▶ [Task brief] Write out the material exactly, leaving every picture behind.

▶ [Data block]
## start
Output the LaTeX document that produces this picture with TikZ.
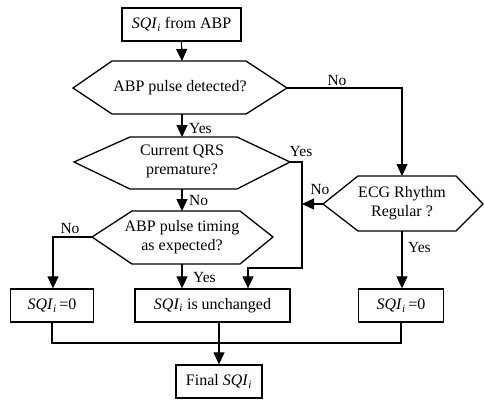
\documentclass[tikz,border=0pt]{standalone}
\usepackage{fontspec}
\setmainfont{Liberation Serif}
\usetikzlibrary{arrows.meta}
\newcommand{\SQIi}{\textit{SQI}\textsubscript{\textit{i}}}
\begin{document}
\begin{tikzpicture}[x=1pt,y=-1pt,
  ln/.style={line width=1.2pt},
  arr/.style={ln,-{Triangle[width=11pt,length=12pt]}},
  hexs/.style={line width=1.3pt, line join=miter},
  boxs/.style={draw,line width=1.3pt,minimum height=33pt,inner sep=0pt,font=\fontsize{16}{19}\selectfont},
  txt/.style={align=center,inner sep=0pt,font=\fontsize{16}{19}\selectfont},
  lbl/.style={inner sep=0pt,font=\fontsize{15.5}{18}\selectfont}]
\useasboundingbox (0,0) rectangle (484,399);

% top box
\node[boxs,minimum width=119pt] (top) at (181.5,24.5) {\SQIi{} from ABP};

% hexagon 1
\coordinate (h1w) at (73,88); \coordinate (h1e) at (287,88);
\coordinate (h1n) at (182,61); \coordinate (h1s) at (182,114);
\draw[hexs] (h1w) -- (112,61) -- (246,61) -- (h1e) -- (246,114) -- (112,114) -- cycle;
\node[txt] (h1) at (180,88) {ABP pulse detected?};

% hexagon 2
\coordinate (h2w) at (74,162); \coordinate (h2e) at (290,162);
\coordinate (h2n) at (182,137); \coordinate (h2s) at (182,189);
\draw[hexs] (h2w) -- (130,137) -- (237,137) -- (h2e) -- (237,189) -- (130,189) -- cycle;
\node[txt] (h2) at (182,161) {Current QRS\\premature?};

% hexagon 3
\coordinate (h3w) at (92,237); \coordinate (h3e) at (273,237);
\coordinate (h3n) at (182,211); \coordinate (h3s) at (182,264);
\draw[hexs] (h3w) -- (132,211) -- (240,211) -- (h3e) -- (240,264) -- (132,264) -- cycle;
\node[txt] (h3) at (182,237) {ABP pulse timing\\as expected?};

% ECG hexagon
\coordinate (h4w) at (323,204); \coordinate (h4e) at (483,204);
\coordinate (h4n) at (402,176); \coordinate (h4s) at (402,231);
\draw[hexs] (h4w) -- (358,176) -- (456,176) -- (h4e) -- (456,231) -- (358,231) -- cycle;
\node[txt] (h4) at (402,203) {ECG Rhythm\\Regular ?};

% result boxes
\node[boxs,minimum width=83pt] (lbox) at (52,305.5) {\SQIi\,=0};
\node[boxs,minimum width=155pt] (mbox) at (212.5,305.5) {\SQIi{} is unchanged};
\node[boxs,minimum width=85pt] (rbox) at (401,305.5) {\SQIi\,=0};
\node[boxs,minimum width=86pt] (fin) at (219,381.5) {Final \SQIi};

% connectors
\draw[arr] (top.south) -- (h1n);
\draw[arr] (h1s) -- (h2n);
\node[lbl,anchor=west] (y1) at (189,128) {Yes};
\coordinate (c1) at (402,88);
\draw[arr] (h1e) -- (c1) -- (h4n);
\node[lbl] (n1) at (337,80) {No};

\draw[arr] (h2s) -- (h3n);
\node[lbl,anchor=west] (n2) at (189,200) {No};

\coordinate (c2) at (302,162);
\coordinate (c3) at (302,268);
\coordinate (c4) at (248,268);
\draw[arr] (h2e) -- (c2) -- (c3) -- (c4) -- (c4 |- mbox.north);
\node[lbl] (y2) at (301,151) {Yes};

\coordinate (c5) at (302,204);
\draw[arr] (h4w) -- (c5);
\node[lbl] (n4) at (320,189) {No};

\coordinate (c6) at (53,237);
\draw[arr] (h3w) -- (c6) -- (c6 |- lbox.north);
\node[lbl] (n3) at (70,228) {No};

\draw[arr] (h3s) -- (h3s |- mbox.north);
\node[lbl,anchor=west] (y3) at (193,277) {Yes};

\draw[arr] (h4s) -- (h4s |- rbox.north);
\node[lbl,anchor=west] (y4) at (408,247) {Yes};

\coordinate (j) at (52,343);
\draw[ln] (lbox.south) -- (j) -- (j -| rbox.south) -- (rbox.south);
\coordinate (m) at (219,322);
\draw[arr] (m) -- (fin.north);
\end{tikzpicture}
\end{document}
## end
▶ [Exercise response]
Output the LaTeX document that produces this picture with TikZ.
\documentclass[tikz,border=0pt]{standalone}
\usepackage{fontspec}
\setmainfont{Liberation Serif}
\usetikzlibrary{arrows.meta}
\newcommand{\SQIi}{\textit{SQI}\textsubscript{\textit{i}}}
\begin{document}
\begin{tikzpicture}[x=1pt,y=-1pt,
  ln/.style={line width=1.2pt},
  arr/.style={ln,-{Triangle[width=11pt,length=12pt]}},
  hexs/.style={line width=1.3pt, line join=miter},
  boxs/.style={draw,line width=1.3pt,minimum height=33pt,inner sep=0pt,font=\fontsize{16}{19}\selectfont},
  txt/.style={align=center,inner sep=0pt,font=\fontsize{16}{19}\selectfont},
  lbl/.style={inner sep=0pt,font=\fontsize{15.5}{18}\selectfont}]
\useasboundingbox (0,0) rectangle (484,399);

% top box
\node[boxs,minimum width=119pt] (top) at (181.5,24.5) {\SQIi{} from ABP};

% hexagon 1
\coordinate (h1w) at (73,88); \coordinate (h1e) at (287,88);
\coordinate (h1n) at (182,61); \coordinate (h1s) at (182,114);
\draw[hexs] (h1w) -- (112,61) -- (246,61) -- (h1e) -- (246,114) -- (112,114) -- cycle;
\node[txt] (h1) at (180,88) {ABP pulse detected?};

% hexagon 2
\coordinate (h2w) at (74,162); \coordinate (h2e) at (290,162);
\coordinate (h2n) at (182,137); \coordinate (h2s) at (182,189);
\draw[hexs] (h2w) -- (130,137) -- (237,137) -- (h2e) -- (237,189) -- (130,189) -- cycle;
\node[txt] (h2) at (182,161) {Current QRS\\premature?};

% hexagon 3
\coordinate (h3w) at (92,237); \coordinate (h3e) at (273,237);
\coordinate (h3n) at (182,211); \coordinate (h3s) at (182,264);
\draw[hexs] (h3w) -- (132,211) -- (240,211) -- (h3e) -- (240,264) -- (132,264) -- cycle;
\node[txt] (h3) at (182,237) {ABP pulse timing\\as expected?};

% ECG hexagon
\coordinate (h4w) at (323,204); \coordinate (h4e) at (483,204);
\coordinate (h4n) at (402,176); \coordinate (h4s) at (402,231);
\draw[hexs] (h4w) -- (358,176) -- (456,176) -- (h4e) -- (456,231) -- (358,231) -- cycle;
\node[txt] (h4) at (402,203) {ECG Rhythm\\Regular ?};

% result boxes
\node[boxs,minimum width=83pt] (lbox) at (52,305.5) {\SQIi\,=0};
\node[boxs,minimum width=155pt] (mbox) at (212.5,305.5) {\SQIi{} is unchanged};
\node[boxs,minimum width=85pt] (rbox) at (401,305.5) {\SQIi\,=0};
\node[boxs,minimum width=86pt] (fin) at (219,381.5) {Final \SQIi};

% connectors
\draw[arr] (top.south) -- (h1n);
\draw[arr] (h1s) -- (h2n);
\node[lbl,anchor=west] (y1) at (189,128) {Yes};
\coordinate (c1) at (402,88);
\draw[arr] (h1e) -- (c1) -- (h4n);
\node[lbl] (n1) at (337,80) {No};

\draw[arr] (h2s) -- (h3n);
\node[lbl,anchor=west] (n2) at (189,200) {No};

\coordinate (c2) at (302,162);
\coordinate (c3) at (302,268);
\coordinate (c4) at (248,268);
\draw[arr] (h2e) -- (c2) -- (c3) -- (c4) -- (c4 |- mbox.north);
\node[lbl] (y2) at (301,151) {Yes};

\coordinate (c5) at (302,204);
\draw[arr] (h4w) -- (c5);
\node[lbl] (n4) at (320,189) {No};

\coordinate (c6) at (53,237);
\draw[arr] (h3w) -- (c6) -- (c6 |- lbox.north);
\node[lbl] (n3) at (70,228) {No};

\draw[arr] (h3s) -- (h3s |- mbox.north);
\node[lbl,anchor=west] (y3) at (193,277) {Yes};

\draw[arr] (h4s) -- (h4s |- rbox.north);
\node[lbl,anchor=west] (y4) at (408,247) {Yes};

\coordinate (j) at (52,343);
\draw[ln] (lbox.south) -- (j) -- (j -| rbox.south) -- (rbox.south);
\coordinate (m) at (219,322);
\draw[arr] (m) -- (fin.north);
\end{tikzpicture}
\end{document}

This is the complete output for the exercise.